We must all face up to the reality of worsening climate catastrophes

I thought I knew all about the dangers of climate breakdown, but I was in for a shock when I attended Bill McGuire’s talk about his book, ‘Hothouse Earth’ on the 30th March. I had lulled myself into thinking that we had time to put things right so that my son would be spared a future of unstoppable environmental catastrophe. But that danger is still very much alive. Bill McGuire writes: “this is the hothouse earth we are committed to living on; one that would be utterly alien to our grandparents…A child born in 2020 will face a far more hostile world than its grandparents.  Compared with someone lucky enough to be born in 1960, one study estimates that – on average – they will experience seven times more heatwaves, twice as many droughts and three times as many floods and harvest failures.  The reality could very well be far worse, and it will be for the billions of vulnerable people living in the majority world.”

Bill McGuire represents a scientific consensus that keeping global warming within 1.5 degrees centigrade is now very unlikely – in fact, probably, this point will be passed within the next decade. So, very rapid action is needed to limit the severity and regularity of the catastrophes already upon us. Every fraction of a degree above 1.5 matters so we have to try to all act with urgency to do things differently. I should have already faced up to the implications of the flooding in Pakistan, leaving a third of the country under water and the fifty-degree temperatures last summer in both Pakistan and India. I should have absorbed the implications of the trend here in Cambridge with temperatures of 37 degrees and 40 degrees in the last three years. Bill McGuire pointed out the added complication that 2023 is an El Nino year so the temperature rise will be speeded up. In Cambridgeshire and all the low-lying areas around the world there is the added threat and promise of sea level rises. A massive change in our coastline is inevitable by the end of the century given the amount of CO2 already in the atmosphere and this may be much sooner because of the worsening rate at which ice is melting in Greenland and Antarctica.

The talk was hosted by Friends of the River Cam who campaign against the killing of our precious river through over-abstraction, pollution – including the regular illegal dumping in it of raw sewage by Anglian Water and the massive unsustainable growth of our City which compounds both the water shortage and the pollution of the river.

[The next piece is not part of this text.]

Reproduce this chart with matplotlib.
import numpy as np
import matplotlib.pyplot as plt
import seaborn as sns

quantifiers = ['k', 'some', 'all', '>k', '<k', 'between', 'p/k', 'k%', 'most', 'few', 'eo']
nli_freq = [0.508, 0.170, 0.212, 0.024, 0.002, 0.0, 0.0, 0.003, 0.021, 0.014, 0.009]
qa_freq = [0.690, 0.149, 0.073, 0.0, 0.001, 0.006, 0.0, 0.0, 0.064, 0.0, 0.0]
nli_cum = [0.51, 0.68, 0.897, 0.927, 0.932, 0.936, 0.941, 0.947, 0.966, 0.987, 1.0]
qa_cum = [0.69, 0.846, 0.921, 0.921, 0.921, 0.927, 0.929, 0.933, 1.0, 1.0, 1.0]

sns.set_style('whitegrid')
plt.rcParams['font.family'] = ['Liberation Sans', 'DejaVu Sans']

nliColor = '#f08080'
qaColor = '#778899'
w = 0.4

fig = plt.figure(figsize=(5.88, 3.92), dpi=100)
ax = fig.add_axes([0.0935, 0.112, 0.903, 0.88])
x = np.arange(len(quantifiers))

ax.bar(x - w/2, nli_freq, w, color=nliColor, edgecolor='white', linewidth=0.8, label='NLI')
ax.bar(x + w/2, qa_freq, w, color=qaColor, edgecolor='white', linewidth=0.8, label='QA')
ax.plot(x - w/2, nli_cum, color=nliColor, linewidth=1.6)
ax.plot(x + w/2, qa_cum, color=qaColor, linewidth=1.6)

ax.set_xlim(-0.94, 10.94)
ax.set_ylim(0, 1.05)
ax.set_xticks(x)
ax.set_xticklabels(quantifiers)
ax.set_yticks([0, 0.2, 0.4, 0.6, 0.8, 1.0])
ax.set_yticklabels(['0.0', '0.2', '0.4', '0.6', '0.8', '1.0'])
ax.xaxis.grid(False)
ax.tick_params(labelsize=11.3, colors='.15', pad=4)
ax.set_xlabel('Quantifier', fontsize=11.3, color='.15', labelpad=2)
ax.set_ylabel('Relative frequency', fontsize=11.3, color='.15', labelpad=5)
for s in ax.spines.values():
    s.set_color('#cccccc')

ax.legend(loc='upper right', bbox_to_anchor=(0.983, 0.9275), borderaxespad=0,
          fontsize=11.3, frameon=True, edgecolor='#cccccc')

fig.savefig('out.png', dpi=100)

A couple of days before the talk, Cambridgeshire County Councillors voted to support the Cambourne to Cambridge busway so seeming to turn away from our dire predicament. Jean Glasberg, Green Candidate in Newnham has called the proposal: “environmental vandalism”. If it finally goes ahead, this busway will involve pouring millions of tons of concrete – embodying high levels of CO2 in its production – and plough through our precious greenbelt, cutting down 800 carbon-absorbing trees in one of the oldest traditional orchards in the country. Cllr Hannah Copley argues that the alternative proposal from Smarter Cambridge Transport and Cambridge Past, Present and Future, which involves relatively minor changes to existing roads to deliver excellent bus connectivity without huge embodied emissions makes much more sense. It will not only save the cash-strapped councils around £200 million but will preserve biodiversity and the green spaces that we so desperately need.  Cambridge and South Cambridgeshire Green Party oppose this scheme and stand with the many Cambridge residents who reject it and made their feelings known during a flawed consultation process which packaged the busways along with other transport proposals. We Greens oppose all the Council proposals for busways as well as the road expansion happening in our area. All this is to provide connectivity for development which feeds an addiction to unsustainable growth. If our planet is to continue to sustain life, then we must radically revise our approach to building and infrastructure.

It can only be positive to spend time with others, facing the reality of climate breakdown and discussing what we must do to limit it. We should all seek out the openings that are available to do this in our workplaces, unions, friendship groups, and political parties. I feel even more determined now, to campaign for policy change locally and to join with others in London on April 21st at the “Big One” as we carry the message to central government.